Quote the records that follow in full, leaving the pictures out.

Records with drawing code:
┄┄┄┄┄┄┄┄┄┄

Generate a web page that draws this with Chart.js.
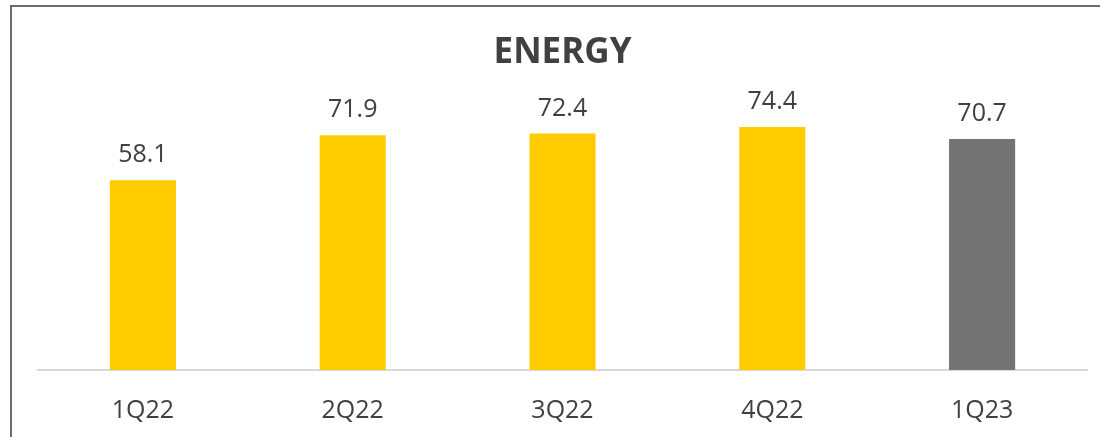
<!DOCTYPE html>
<html>
<head>
<meta charset="utf-8">
<script src="https://cdn.jsdelivr.net/npm/chart.js@4.4.1/dist/chart.umd.min.js"></script>
<style>
  html, body { margin: 0; padding: 0; background: #fff; }
  #wrap { position: relative; width: 1100px; height: 437px; }
  #frame { position: absolute; left: 10px; top: 5px; right: 0; bottom: 0;
           border-top: 2px solid #6b6b6b; border-left: 2px solid #6b6b6b; pointer-events: none; }
  canvas { position: absolute; left: 0; top: 0; }
</style>
</head>
<body>
<div id="wrap">
  <canvas id="energyChart" width="1100" height="437"></canvas>
  <div id="frame"></div>
</div>
<script>
const quarters = ['1Q22', '2Q22', '3Q22', '4Q22', '1Q23'];
const energy = [58.1, 71.9, 72.4, 74.4, 70.7];
const barColors = ['#FFCC00', '#FFCC00', '#FFCC00', '#FFCC00', '#737373'];

// value labels above each bar
const valueLabels = {
  id: 'valueLabels',
  afterDatasetsDraw(chart) {
    const ctx = chart.ctx;
    const meta = chart.getDatasetMeta(0);
    ctx.save();
    ctx.font = '25px "Open Sans"';
    ctx.fillStyle = '#404040';
    ctx.textAlign = 'center';
    ctx.textBaseline = 'middle';
    meta.data.forEach((bar, i) => {
      ctx.fillText(energy[i].toFixed(1), bar.x, bar.y - 25);
    });
    ctx.restore();
  }
};

new Chart(document.getElementById('energyChart').getContext('2d'), {
  type: 'bar',
  data: {
    labels: quarters,
    datasets: [{
      data: energy,
      backgroundColor: barColors,
      borderWidth: 0,
      categoryPercentage: 1,
      barPercentage: 0.315
    }]
  },
  options: {
    responsive: false,
    animation: false,
    layout: { padding: { left: 38, right: 13, top: 0, bottom: 0 } },
    plugins: {
      legend: { display: false },
      tooltip: { enabled: false },
      title: {
        display: true,
        text: 'ENERGY',
        color: '#404040',
        font: { family: 'Open Sans', size: 35, weight: 'bold', lineHeight: 1.2 },
        padding: { top: 32, bottom: 2 }
      }
    },
    scales: {
      x: {
        grid: { display: false },
        border: { display: true, color: '#d9d9d9', width: 2 },
        ticks: { color: '#404040', font: { family: 'Open Sans', size: 25 }, padding: 18 },
        afterFit(scale) { scale.height = 67; }
      },
      y: {
        display: false,
        min: 0,
        max: 90
      }
    }
  },
  plugins: [valueLabels]
});
</script>
</body>
</html>
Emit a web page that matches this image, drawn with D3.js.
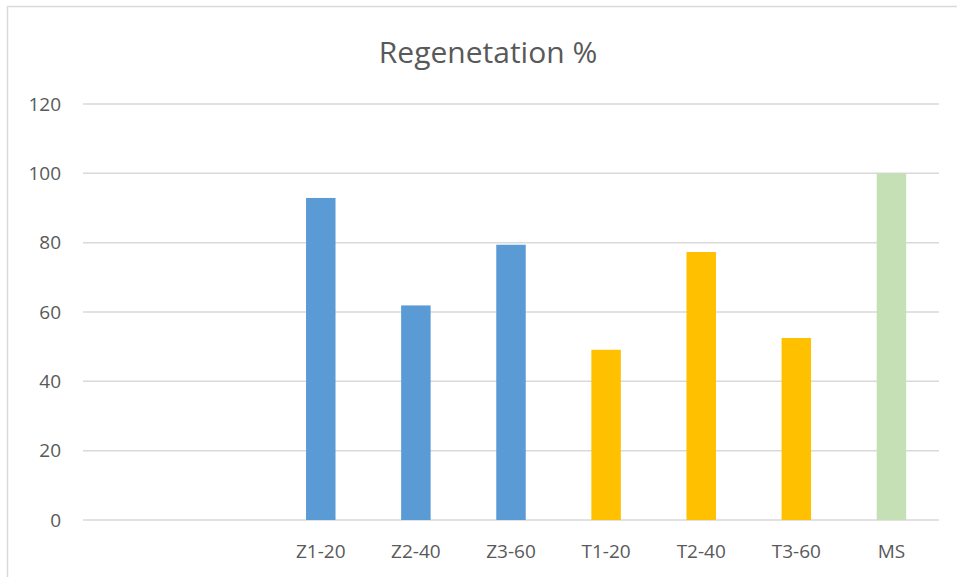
<!DOCTYPE html>
<html>
<head>
<meta charset="utf-8">
<script src="https://cdn.jsdelivr.net/npm/d3@7"></script>
<style>
  body { margin: 0; background: #fff; }
  text { font-family: "Open Sans", "Liberation Sans", sans-serif; fill: #595959; }
</style>
</head>
<body>
<svg width="957" height="577"></svg>
<script>
// chart data (first two slots are empty in the original)
const categories = ["", "", "Z1-20", "Z2-40", "Z3-60", "T1-20", "T2-40", "T3-60", "MS"];
const values = [null, null, 92.9, 61.9, 79.4, 49.1, 77.3, 52.5, 100];
const barColors = [null, null, "#5B9BD5", "#5B9BD5", "#5B9BD5", "#FFC000", "#FFC000", "#FFC000", "#C5E0B4"];
const yTicks = [0, 20, 40, 60, 80, 100, 120];

const svg = d3.select("svg");
const plotLeft = 83, plotRight = 939, plotTop = 104, plotBottom = 520;

// chart frame (cropped on right/bottom in the reference)
svg.append("path")
    .attr("d", "M7.5,580 V6.5 H960")
    .attr("fill", "none")
    .attr("stroke", "#D9D9D9")
    .attr("stroke-width", 1.5);

svg.append("text")
    .attr("x", 488)
    .attr("y", 63)
    .attr("text-anchor", "middle")
    .attr("font-size", 30)
    .text("Regenetation %");

const x = d3.scaleBand()
    .domain(d3.range(categories.length))
    .range([plotLeft, plotRight])
    .paddingInner(0.69)
    .paddingOuter(0.345);

const y = d3.scaleLinear().domain([0, 120]).range([plotBottom, plotTop]);

// gridlines
svg.append("g")
    .selectAll("line")
    .data(yTicks)
    .enter()
    .append("line")
    .attr("x1", plotLeft)
    .attr("x2", plotRight)
    .attr("y1", d => y(d))
    .attr("y2", d => y(d))
    .attr("stroke", "#D9D9D9")
    .attr("stroke-width", 1.5);

// y tick labels
svg.append("g")
    .selectAll("text")
    .data(yTicks)
    .enter()
    .append("text")
    .attr("x", 61)
    .attr("y", d => y(d))
    .attr("dy", "0.35em")
    .attr("text-anchor", "end")
    .attr("font-size", 19)
    .text(d => d);

// bars
const idx = d3.range(categories.length).filter(i => values[i] != null);
svg.append("g")
    .selectAll("rect")
    .data(idx)
    .enter()
    .append("rect")
    .attr("x", i => x(i))
    .attr("width", x.bandwidth())
    .attr("y", i => y(values[i]))
    .attr("height", i => y(0) - y(values[i]))
    .attr("fill", i => barColors[i]);

// x labels
svg.append("g")
    .selectAll("text")
    .data(d3.range(categories.length))
    .enter()
    .append("text")
    .attr("x", i => x(i) + x.bandwidth() / 2)
    .attr("y", 551)
    .attr("dy", "0.35em")
    .attr("text-anchor", "middle")
    .attr("font-size", 19)
    .text(i => categories[i]);
</script>
</body>
</html>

┄┄┄┄┄┄┄┄┄┄

:: Answer to the exercise ::
Generate a web page that draws this with Chart.js.
<!DOCTYPE html>
<html>
<head>
<meta charset="utf-8">
<script src="https://cdn.jsdelivr.net/npm/chart.js@4.4.1/dist/chart.umd.min.js"></script>
<style>
  html, body { margin: 0; padding: 0; background: #fff; }
  #wrap { position: relative; width: 1100px; height: 437px; }
  #frame { position: absolute; left: 10px; top: 5px; right: 0; bottom: 0;
           border-top: 2px solid #6b6b6b; border-left: 2px solid #6b6b6b; pointer-events: none; }
  canvas { position: absolute; left: 0; top: 0; }
</style>
</head>
<body>
<div id="wrap">
  <canvas id="energyChart" width="1100" height="437"></canvas>
  <div id="frame"></div>
</div>
<script>
const quarters = ['1Q22', '2Q22', '3Q22', '4Q22', '1Q23'];
const energy = [58.1, 71.9, 72.4, 74.4, 70.7];
const barColors = ['#FFCC00', '#FFCC00', '#FFCC00', '#FFCC00', '#737373'];

// value labels above each bar
const valueLabels = {
  id: 'valueLabels',
  afterDatasetsDraw(chart) {
    const ctx = chart.ctx;
    const meta = chart.getDatasetMeta(0);
    ctx.save();
    ctx.font = '25px "Open Sans"';
    ctx.fillStyle = '#404040';
    ctx.textAlign = 'center';
    ctx.textBaseline = 'middle';
    meta.data.forEach((bar, i) => {
      ctx.fillText(energy[i].toFixed(1), bar.x, bar.y - 25);
    });
    ctx.restore();
  }
};

new Chart(document.getElementById('energyChart').getContext('2d'), {
  type: 'bar',
  data: {
    labels: quarters,
    datasets: [{
      data: energy,
      backgroundColor: barColors,
      borderWidth: 0,
      categoryPercentage: 1,
      barPercentage: 0.315
    }]
  },
  options: {
    responsive: false,
    animation: false,
    layout: { padding: { left: 38, right: 13, top: 0, bottom: 0 } },
    plugins: {
      legend: { display: false },
      tooltip: { enabled: false },
      title: {
        display: true,
        text: 'ENERGY',
        color: '#404040',
        font: { family: 'Open Sans', size: 35, weight: 'bold', lineHeight: 1.2 },
        padding: { top: 32, bottom: 2 }
      }
    },
    scales: {
      x: {
        grid: { display: false },
        border: { display: true, color: '#d9d9d9', width: 2 },
        ticks: { color: '#404040', font: { family: 'Open Sans', size: 25 }, padding: 18 },
        afterFit(scale) { scale.height = 67; }
      },
      y: {
        display: false,
        min: 0,
        max: 90
      }
    }
  },
  plugins: [valueLabels]
});
</script>
</body>
</html>
Emit a web page that matches this image, drawn with D3.js.
<!DOCTYPE html>
<html>
<head>
<meta charset="utf-8">
<script src="https://cdn.jsdelivr.net/npm/d3@7"></script>
<style>
  body { margin: 0; background: #fff; }
  text { font-family: "Open Sans", "Liberation Sans", sans-serif; fill: #595959; }
</style>
</head>
<body>
<svg width="957" height="577"></svg>
<script>
// chart data (first two slots are empty in the original)
const categories = ["", "", "Z1-20", "Z2-40", "Z3-60", "T1-20", "T2-40", "T3-60", "MS"];
const values = [null, null, 92.9, 61.9, 79.4, 49.1, 77.3, 52.5, 100];
const barColors = [null, null, "#5B9BD5", "#5B9BD5", "#5B9BD5", "#FFC000", "#FFC000", "#FFC000", "#C5E0B4"];
const yTicks = [0, 20, 40, 60, 80, 100, 120];

const svg = d3.select("svg");
const plotLeft = 83, plotRight = 939, plotTop = 104, plotBottom = 520;

// chart frame (cropped on right/bottom in the reference)
svg.append("path")
    .attr("d", "M7.5,580 V6.5 H960")
    .attr("fill", "none")
    .attr("stroke", "#D9D9D9")
    .attr("stroke-width", 1.5);

svg.append("text")
    .attr("x", 488)
    .attr("y", 63)
    .attr("text-anchor", "middle")
    .attr("font-size", 30)
    .text("Regenetation %");

const x = d3.scaleBand()
    .domain(d3.range(categories.length))
    .range([plotLeft, plotRight])
    .paddingInner(0.69)
    .paddingOuter(0.345);

const y = d3.scaleLinear().domain([0, 120]).range([plotBottom, plotTop]);

// gridlines
svg.append("g")
    .selectAll("line")
    .data(yTicks)
    .enter()
    .append("line")
    .attr("x1", plotLeft)
    .attr("x2", plotRight)
    .attr("y1", d => y(d))
    .attr("y2", d => y(d))
    .attr("stroke", "#D9D9D9")
    .attr("stroke-width", 1.5);

// y tick labels
svg.append("g")
    .selectAll("text")
    .data(yTicks)
    .enter()
    .append("text")
    .attr("x", 61)
    .attr("y", d => y(d))
    .attr("dy", "0.35em")
    .attr("text-anchor", "end")
    .attr("font-size", 19)
    .text(d => d);

// bars
const idx = d3.range(categories.length).filter(i => values[i] != null);
svg.append("g")
    .selectAll("rect")
    .data(idx)
    .enter()
    .append("rect")
    .attr("x", i => x(i))
    .attr("width", x.bandwidth())
    .attr("y", i => y(values[i]))
    .attr("height", i => y(0) - y(values[i]))
    .attr("fill", i => barColors[i]);

// x labels
svg.append("g")
    .selectAll("text")
    .data(d3.range(categories.length))
    .enter()
    .append("text")
    .attr("x", i => x(i) + x.bandwidth() / 2)
    .attr("y", 551)
    .attr("dy", "0.35em")
    .attr("text-anchor", "middle")
    .attr("font-size", 19)
    .text(i => categories[i]);
</script>
</body>
</html>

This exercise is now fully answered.